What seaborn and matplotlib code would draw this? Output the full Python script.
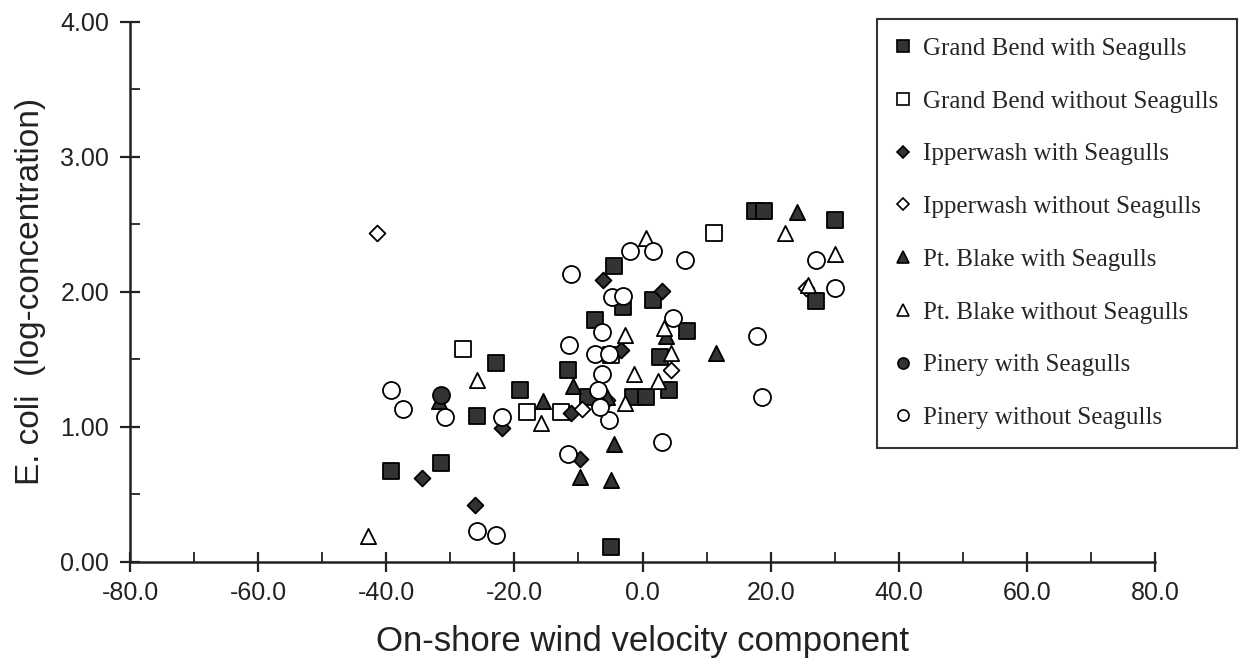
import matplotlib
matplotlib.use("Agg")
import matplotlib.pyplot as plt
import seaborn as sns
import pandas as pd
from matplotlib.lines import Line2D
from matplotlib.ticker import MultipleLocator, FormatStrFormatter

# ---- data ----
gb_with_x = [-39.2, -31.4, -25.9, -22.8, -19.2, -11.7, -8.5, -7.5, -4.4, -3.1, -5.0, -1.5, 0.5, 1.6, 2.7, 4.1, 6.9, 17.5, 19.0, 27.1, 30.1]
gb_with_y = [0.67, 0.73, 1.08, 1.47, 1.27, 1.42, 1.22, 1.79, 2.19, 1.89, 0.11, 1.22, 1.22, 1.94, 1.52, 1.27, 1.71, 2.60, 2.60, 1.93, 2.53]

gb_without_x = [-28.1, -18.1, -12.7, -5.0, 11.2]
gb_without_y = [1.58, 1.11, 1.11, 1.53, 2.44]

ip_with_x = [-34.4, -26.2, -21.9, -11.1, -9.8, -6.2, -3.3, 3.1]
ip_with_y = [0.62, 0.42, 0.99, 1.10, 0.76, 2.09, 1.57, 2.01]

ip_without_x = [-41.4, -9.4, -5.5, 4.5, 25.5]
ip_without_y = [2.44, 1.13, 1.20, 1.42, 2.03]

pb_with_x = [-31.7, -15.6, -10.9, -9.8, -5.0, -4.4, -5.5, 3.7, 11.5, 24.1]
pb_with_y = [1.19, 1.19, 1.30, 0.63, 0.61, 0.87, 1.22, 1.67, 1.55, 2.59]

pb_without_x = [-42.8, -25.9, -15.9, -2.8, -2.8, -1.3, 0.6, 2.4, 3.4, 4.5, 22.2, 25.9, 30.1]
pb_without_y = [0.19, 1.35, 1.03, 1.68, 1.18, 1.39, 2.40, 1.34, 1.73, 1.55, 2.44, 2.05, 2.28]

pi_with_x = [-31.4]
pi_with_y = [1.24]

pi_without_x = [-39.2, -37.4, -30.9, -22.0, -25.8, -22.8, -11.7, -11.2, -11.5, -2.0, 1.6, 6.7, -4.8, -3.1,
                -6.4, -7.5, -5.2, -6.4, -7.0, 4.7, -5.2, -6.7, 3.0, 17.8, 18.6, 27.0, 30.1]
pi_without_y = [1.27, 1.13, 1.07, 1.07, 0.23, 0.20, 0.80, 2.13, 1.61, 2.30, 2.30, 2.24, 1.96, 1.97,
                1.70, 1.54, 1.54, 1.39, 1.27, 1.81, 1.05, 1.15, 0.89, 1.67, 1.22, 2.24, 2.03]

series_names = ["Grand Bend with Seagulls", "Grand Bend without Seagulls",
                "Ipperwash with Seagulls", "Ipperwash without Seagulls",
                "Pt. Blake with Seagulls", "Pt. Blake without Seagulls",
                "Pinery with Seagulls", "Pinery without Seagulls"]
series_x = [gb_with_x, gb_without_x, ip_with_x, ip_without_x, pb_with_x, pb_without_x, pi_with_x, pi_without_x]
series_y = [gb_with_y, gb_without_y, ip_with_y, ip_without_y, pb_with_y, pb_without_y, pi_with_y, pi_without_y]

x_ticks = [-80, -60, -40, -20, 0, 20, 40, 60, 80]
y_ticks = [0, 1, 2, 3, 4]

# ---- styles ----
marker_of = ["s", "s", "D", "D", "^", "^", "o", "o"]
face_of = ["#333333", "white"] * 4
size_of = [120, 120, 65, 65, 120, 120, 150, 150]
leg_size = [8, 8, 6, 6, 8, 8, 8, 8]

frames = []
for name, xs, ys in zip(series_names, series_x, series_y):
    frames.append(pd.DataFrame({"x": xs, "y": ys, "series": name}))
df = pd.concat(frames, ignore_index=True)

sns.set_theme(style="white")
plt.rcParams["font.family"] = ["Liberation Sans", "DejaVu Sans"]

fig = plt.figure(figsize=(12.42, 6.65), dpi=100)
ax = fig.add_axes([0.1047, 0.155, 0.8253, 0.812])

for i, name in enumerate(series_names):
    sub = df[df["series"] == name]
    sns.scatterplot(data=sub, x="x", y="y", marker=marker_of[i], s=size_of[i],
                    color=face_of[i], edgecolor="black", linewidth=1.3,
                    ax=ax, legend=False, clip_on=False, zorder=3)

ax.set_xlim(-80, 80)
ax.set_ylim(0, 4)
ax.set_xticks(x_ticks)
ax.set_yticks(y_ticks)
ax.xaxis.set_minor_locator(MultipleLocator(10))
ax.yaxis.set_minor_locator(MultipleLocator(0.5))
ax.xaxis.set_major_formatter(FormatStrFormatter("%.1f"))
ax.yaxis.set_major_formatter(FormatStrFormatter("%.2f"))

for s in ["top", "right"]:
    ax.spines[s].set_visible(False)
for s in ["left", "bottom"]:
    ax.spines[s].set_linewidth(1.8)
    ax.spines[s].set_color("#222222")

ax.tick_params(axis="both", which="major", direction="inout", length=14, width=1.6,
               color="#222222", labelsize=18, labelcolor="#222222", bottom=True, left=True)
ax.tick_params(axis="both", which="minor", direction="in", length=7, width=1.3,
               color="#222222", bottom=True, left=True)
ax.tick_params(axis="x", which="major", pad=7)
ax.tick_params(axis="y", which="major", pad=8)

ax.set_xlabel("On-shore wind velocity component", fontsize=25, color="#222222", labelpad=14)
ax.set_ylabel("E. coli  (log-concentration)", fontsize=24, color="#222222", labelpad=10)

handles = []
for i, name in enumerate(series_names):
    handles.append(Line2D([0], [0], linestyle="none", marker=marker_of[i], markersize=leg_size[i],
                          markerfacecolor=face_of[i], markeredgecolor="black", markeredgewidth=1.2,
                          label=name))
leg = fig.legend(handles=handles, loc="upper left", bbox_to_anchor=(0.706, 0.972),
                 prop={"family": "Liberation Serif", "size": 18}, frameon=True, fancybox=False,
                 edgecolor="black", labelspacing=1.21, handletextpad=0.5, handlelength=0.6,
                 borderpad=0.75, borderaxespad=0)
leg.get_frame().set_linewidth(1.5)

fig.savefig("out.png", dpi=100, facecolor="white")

• **The exercise**: Leave the pictures out and please restate exactly the lines running from the start of the material through the one with "from matplotlib.ticker import".

• **Result**:
What seaborn and matplotlib code would draw this? Output the full Python script.
import matplotlib
matplotlib.use("Agg")
import matplotlib.pyplot as plt
import seaborn as sns
import pandas as pd
from matplotlib.lines import Line2D
from matplotlib.ticker import MultipleLocator, FormatStrFormatter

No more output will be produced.